For an example, let’s look at my Wallabag DB, which was the first one I migrated:
---
apiVersion: postgresql.cnpg.io/v1
kind: Cluster
metadata:
name: wallabag-pg-cluster
spec:
instances: 2
imageName: "ghcr.io/cloudnative-pg/postgresql:17.2"
bootstrap:
initdb:
database: wallabag
owner: wallabag
resources:
requests:
memory: 200M
cpu: 150m
postgresql:
parameters:
[...]
storage:
size: 1.5G
storageClass: rbd-fast
backup:
barmanObjectStore:
endpointURL: http://my-ceph-rook-cluster:80
destinationPath: "s3://backup-cnpg/"
s3Credentials:
accessKeyId:
name: backups-s3-secret-wallabag
key: AccessKey
secretAccessKey:
name: backups-s3-secret-wallabag
key: SecretKey
retentionPolicy: "30d"
---
apiVersion: postgresql.cnpg.io/v1
kind: ScheduledBackup
metadata:
name: wallabag-pg-backup
spec:
method: barmanObjectStore
immediate: true
schedule: "0 30 1 * * *"
backupOwnerReference: self
cluster:
name: wallabag-pg-cluster
Wallabag is not something I use too much - I’m really bad at the “reading it later” part of “Read it later”. 🤦 So it was the ideal database to start with, as I could live with it being down for a little while, should anything go wrong.
As the docs state, the first step is to add the new ObjectStore object:
apiVersion: barmancloud.cnpg.io/v1
kind: ObjectStore
metadata:
name: wallabag-pg-store
spec:
retentionPolicy: "30d"
configuration:
endpointURL: http://my-ceph-rook-cluster:80
destinationPath: "s3://backup-cnpg/"
s3Credentials:
accessKeyId:
name: backups-s3-secret-wallabag
key: AccessKey
secretAccessKey:
name: backups-s3-secret-wallabag
key: SecretKey
This is a verbatim copy of the spec.backup.barmanObjectStore element of the
original Cluster object. Plus the spec.backup.retentionPolicy. I then deployed
the chart, to create the ObjectStore. This doesn’t do anything yet.

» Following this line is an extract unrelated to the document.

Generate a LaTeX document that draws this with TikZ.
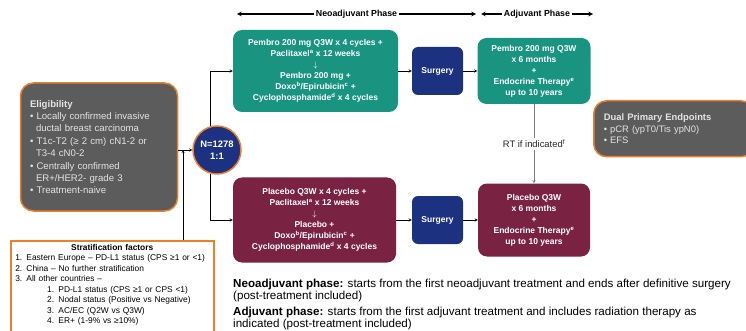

The next step is the reconfiguration of the Cluster. For this, I removed the
entire spec.backup: section, and replaced it with a spec.plugins section,
which looks like this:
plugins:
- name: barman-cloud.cloudnative-pg.io
isWALArchiver: true
parameters:
barmanObjectName: wallabag-pg-store
Note that the plugins[0].parameters.barmanObjectName entry needs to be the
name of the previously created ObjectStore. Then the Helm chart can be deployed
again, and this is where the change happens. CNPG will now restart each of the
Pods for the Wallabag cluster. Each Pod will gain a new plugin-barman-cloud
container, which will run the backup steps from now on.
To verify that the backups were actually working after that, I checked the logs
for the plugin-barman-cloud container with kubectl logs -n wallabag wallabag-pg-cluster-2 -c plugin-barman-cloud:
{"level":"info","ts":"2025-09-07T09:56:22.497125867Z","msg":"Archived WAL file","walName":"/var/lib/postgresql/data/pgdata/pg_wal/0000001A0000000200000019","startTime":"2025-09-07T09:56:14.33717675Z","endTime":"2025-09-07T09:56:22.496787018Z","elapsedWalTime":8.159610286,"logging_pod":"wallabag-pg-cluster-2"}
{"level":"info","ts":"2025-09-07T10:01:15.059185561Z","msg":"Executing barman-cloud-wal-archive","logging_pod":"wallabag-pg-cluster-2","walName":"/var/lib/postgresql/data/pgdata/pg_wal/0000001A000000020000001A","options":["--endpoint-url","http://my-ceph-rook-cluster.svc:80","--cloud-provider","aws-s3","s3://backup-cnpg/","wallabag-pg-cluster","/var/lib/postgresql/data/pgdata/pg_wal/0000001A000000020000001A"]}
{"level":"info","ts":"2025-09-07T10:01:23.348694147Z","msg":"Archived WAL file","walName":"/var/lib/postgresql/data/pgdata/pg_wal/0000001A000000020000001A","startTime":"2025-09-07T10:01:15.059148765Z","endTime":"2025-09-07T10:01:23.348614703Z","elapsedWalTime":8.289465957,"logging_pod":"wallabag-pg-cluster-2"}
Once that was done, the last step was the ScheduledBackup. There were two changes
to be done:
Replacing the method: barmanObjectStore with method: plugin and adding a
pluginConfiguration section:
apiVersion: postgresql.cnpg.io/v1
kind: ScheduledBackup
metadata:
name: wallabag-pg-backup
spec:
method: plugin
immediate: true
schedule: "0 30 1 * * *"
backupOwnerReference: self
cluster:
name: wallabag-pg-cluster
pluginConfiguration:
name: barman-cloud.cloudnative-pg.io
Then I just waited for a night to pass, to make sure that the base backups also
happened. Those I checked by looking at the base/ paths for each cluster in
my CNPG backup bucket, for example s3cmd -c ~/.s3-k8s ls -H "s3://backup-cnpg/mastodon-pg-cluster/base/20250908T013024/":
2025-09-08 01:34 1460 s3://backup-cnpg/mastodon-pg-cluster/base/20250908T013024/backup.info
2025-09-08 01:34 3G s3://backup-cnpg/mastodon-pg-cluster/base/20250908T013024/data.tar
Yupp, files are there.
And that’s it already. Overall, it just took a rather lazy afternoon to do it all. Sure, I could have wished that it was a bit more automated, but eh. It was a one-time thing, and the manual changes were not complicated, so I could do it with at most half my brain engaged.
The one thing I’m hoping for is that they might add the Barman Cloud plugin as an optional component to the CNPG Helm chart, which would make the deployment for the overall solution a bit easier, while still allowing users to replace Barman with another backup solution.